# Work to be completed:
Copy every line from the records below that holds the word "Apache".

# Supplied information:
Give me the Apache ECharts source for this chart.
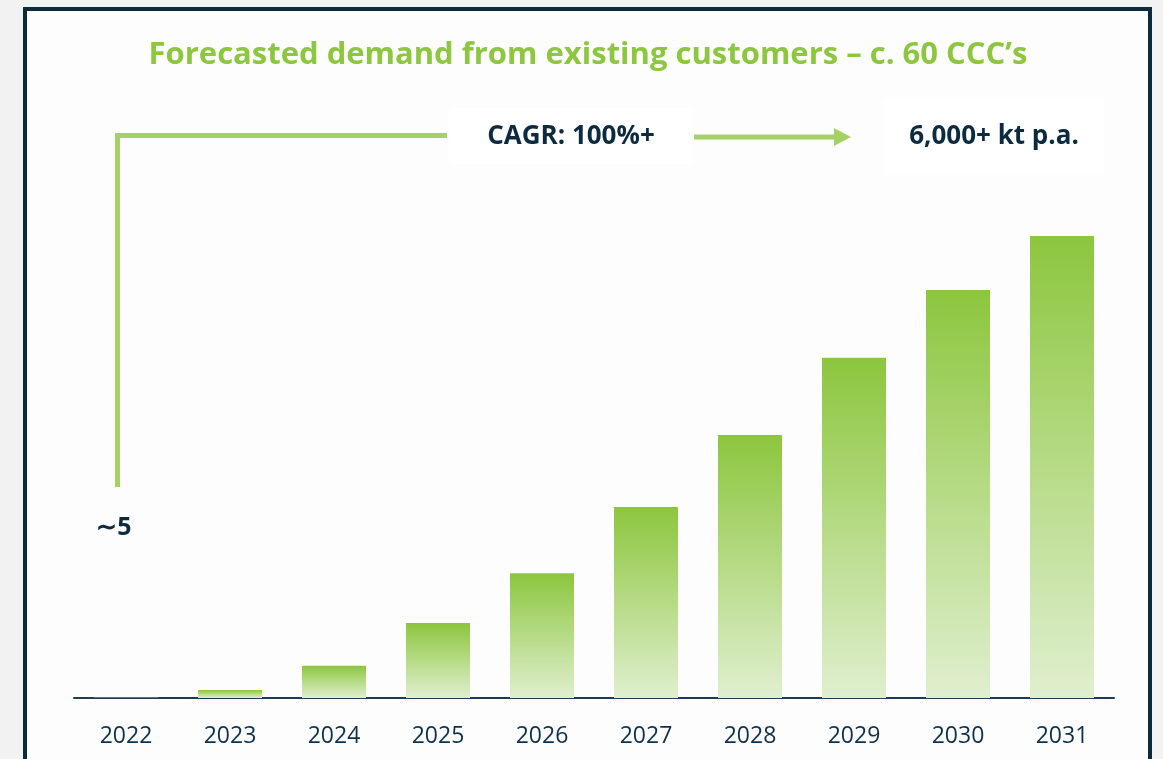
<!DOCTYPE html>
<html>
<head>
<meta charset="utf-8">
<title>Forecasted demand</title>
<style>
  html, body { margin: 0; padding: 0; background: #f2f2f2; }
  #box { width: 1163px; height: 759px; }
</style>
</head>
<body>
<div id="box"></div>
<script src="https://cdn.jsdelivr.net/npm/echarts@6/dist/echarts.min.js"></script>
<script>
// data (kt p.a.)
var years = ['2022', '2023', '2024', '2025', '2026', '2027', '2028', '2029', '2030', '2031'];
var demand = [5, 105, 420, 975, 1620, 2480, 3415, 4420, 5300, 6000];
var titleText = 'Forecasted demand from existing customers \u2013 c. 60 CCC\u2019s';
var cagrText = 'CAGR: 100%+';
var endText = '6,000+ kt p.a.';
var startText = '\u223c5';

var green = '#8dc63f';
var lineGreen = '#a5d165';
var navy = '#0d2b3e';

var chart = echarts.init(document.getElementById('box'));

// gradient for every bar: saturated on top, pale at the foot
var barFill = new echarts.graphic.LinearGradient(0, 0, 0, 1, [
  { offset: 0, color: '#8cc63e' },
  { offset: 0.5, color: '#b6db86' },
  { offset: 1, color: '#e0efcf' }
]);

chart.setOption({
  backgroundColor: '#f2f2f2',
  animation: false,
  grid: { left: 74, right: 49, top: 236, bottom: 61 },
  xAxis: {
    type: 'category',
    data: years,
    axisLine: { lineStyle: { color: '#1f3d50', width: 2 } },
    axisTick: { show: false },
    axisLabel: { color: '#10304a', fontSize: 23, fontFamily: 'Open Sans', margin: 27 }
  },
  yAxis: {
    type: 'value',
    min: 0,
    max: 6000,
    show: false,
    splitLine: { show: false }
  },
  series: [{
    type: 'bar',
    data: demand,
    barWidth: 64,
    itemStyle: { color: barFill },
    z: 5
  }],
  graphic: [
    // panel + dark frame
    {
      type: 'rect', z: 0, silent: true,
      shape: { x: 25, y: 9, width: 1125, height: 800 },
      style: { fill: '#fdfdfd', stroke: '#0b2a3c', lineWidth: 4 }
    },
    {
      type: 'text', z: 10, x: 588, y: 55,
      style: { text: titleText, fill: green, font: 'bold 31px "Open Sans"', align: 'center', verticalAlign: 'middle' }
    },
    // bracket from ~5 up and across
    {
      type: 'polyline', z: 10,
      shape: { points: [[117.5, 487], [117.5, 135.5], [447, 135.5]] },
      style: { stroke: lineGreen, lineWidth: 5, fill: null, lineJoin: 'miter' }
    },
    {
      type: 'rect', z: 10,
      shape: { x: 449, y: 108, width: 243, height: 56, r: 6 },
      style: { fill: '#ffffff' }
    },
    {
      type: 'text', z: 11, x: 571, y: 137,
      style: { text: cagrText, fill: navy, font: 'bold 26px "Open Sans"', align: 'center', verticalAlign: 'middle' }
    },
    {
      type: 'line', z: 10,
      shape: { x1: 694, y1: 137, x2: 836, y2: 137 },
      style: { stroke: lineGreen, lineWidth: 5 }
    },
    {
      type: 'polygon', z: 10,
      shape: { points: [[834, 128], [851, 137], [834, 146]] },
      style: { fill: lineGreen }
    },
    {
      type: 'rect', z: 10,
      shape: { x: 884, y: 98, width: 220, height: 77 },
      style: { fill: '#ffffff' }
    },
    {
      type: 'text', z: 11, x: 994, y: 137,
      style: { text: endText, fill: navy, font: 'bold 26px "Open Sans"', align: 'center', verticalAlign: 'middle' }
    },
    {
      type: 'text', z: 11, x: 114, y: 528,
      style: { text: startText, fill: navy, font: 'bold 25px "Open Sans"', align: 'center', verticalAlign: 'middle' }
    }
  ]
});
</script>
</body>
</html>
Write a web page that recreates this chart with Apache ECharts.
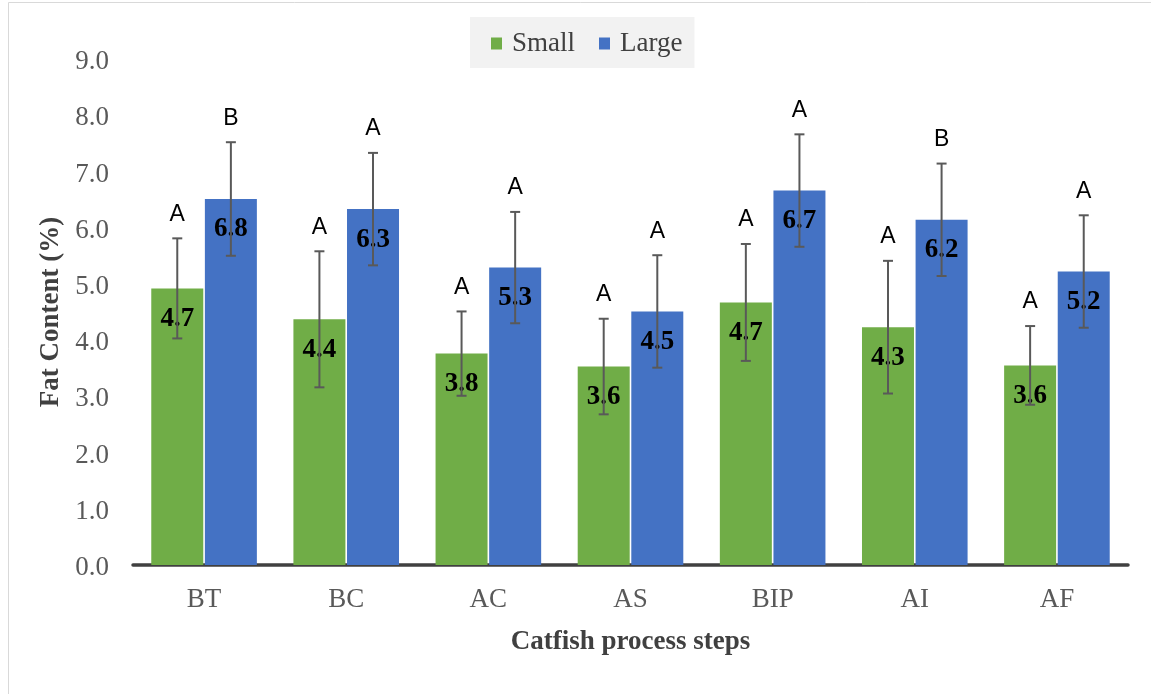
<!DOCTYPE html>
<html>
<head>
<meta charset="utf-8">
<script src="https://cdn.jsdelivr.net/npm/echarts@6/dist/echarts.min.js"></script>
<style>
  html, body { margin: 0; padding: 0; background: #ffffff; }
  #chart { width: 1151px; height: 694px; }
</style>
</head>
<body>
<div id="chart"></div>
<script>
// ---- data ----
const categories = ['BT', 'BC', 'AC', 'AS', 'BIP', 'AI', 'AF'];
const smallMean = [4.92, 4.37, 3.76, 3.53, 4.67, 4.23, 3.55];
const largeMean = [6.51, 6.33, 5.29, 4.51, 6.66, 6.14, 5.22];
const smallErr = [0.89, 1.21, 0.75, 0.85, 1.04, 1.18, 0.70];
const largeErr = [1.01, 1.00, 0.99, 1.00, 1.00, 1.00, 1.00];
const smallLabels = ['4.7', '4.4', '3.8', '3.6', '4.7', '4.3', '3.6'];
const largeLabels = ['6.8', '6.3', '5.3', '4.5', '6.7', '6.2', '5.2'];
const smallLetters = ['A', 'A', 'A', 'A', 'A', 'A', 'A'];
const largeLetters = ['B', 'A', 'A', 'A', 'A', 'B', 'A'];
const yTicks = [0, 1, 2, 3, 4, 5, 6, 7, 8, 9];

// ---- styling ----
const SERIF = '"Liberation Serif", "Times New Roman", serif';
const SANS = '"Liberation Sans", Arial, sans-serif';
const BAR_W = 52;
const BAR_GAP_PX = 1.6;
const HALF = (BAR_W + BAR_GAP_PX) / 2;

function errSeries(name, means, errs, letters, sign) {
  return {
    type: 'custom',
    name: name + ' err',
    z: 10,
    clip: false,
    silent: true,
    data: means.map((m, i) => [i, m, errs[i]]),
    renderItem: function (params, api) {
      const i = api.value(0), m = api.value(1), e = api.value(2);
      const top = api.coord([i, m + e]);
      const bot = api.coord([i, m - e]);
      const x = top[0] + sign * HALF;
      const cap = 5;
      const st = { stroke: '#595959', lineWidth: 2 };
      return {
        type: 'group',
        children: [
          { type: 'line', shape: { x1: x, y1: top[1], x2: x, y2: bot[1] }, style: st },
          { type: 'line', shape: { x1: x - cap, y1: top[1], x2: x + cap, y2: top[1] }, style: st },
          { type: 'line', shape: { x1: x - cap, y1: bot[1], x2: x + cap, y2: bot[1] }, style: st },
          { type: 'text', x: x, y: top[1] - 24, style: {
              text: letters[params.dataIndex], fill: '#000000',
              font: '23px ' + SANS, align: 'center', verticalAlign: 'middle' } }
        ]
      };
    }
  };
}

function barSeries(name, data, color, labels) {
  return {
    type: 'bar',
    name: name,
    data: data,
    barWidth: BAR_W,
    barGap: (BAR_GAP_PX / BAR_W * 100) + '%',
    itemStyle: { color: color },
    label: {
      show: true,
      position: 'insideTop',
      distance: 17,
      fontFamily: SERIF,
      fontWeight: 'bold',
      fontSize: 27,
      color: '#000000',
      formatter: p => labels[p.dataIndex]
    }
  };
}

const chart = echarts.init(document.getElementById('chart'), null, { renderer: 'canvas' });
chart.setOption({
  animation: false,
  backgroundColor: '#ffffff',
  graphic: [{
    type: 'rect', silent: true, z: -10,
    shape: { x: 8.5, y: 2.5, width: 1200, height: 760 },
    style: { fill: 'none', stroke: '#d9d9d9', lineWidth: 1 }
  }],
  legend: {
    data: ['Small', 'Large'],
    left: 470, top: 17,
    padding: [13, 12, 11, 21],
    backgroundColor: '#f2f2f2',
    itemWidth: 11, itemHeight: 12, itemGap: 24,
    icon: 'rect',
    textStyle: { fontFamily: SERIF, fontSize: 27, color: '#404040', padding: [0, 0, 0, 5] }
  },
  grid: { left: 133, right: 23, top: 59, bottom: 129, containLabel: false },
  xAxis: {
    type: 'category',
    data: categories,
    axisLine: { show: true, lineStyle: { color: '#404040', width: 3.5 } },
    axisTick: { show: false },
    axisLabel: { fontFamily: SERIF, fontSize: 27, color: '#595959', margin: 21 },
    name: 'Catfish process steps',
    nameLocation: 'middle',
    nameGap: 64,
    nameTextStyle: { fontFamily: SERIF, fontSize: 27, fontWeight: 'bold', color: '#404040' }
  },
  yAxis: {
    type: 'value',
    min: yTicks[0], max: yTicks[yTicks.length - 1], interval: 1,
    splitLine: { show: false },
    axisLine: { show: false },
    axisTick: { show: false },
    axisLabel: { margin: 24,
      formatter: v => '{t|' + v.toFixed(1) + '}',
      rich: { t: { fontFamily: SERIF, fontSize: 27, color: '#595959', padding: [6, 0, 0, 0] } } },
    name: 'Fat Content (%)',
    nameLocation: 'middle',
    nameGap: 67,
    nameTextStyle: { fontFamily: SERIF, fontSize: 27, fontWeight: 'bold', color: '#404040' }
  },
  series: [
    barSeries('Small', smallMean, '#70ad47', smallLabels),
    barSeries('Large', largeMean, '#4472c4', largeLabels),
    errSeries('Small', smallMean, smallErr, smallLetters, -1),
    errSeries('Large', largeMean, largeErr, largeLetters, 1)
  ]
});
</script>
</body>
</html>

# Answer in full:
Give me the Apache ECharts source for this chart.
Write a web page that recreates this chart with Apache ECharts.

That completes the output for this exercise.